The motivation behind the project is to have a better understanding of what a rural Chinese child hears at home. We at REAP have studied rates of language delay and also associated rates of cognitive delay but using this instrument of a [LENA] audio recorder will be the first time we get to hear into the lives of these children and I think that will illuminate patterns in language environments at home and also how language abilities grow overtime, from March to August.
So what will you be doing in the field over spring break? 

Language develops naturally over time, but what we’re hoping to illuminate is how the language environment of a couple of families might be richer than another, showing a better trajectory of language acquisition. 

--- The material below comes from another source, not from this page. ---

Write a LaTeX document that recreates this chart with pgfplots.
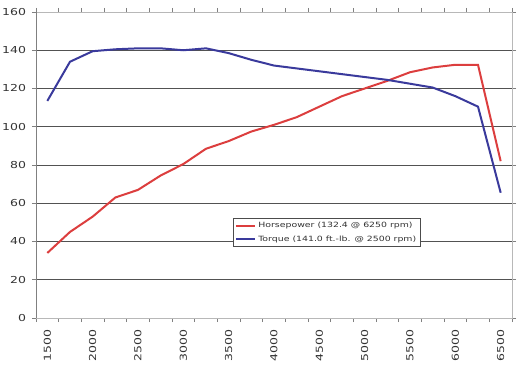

So, we will be contacting families who are currently not a part of any other REAP project and collecting a full day of audio recording [using a small LENA recording device attached to the baby’s clothing], as well as [conducting] a MacArthur-Bates CDI, which is a parent report measure of language development, from each family. [We’ll collect this data] at "time point one" in March, and then again at "time point two" in the summer, in order to show the growth of language development as a result of the [varying degrees of each] caregiver’s rich language environment. 
What do you expect the data will tell you?
Given what we know about parenting behaviors in rural families, I honestly expect the data will show that caregivers do not talk to their children all that often. Observing family environments in the population before has shown me that children are typically fed and cared for deeply but are typically not spoken to or read to that much, which is what's causing a lot of the language delay. I'm also hoping it will illuminate patterns of what good rich language looks like in this population.

How do you think your research could affect future investigations and interventions? 
I think it will help us better understand the current status of language delay and could even become part of the [REAP] parenting center curriculum - a focus on language acquisition and what rich talk sounds like and looks like. 
How do you think this project will influence your future career plans?
I know I want to be working with kids [in the future] and I think this project will help me figure out if I want to be working at the level of individual, listening to one child at a time, or if I want to be working at the level of populations, and I think this project lends itself to both of those.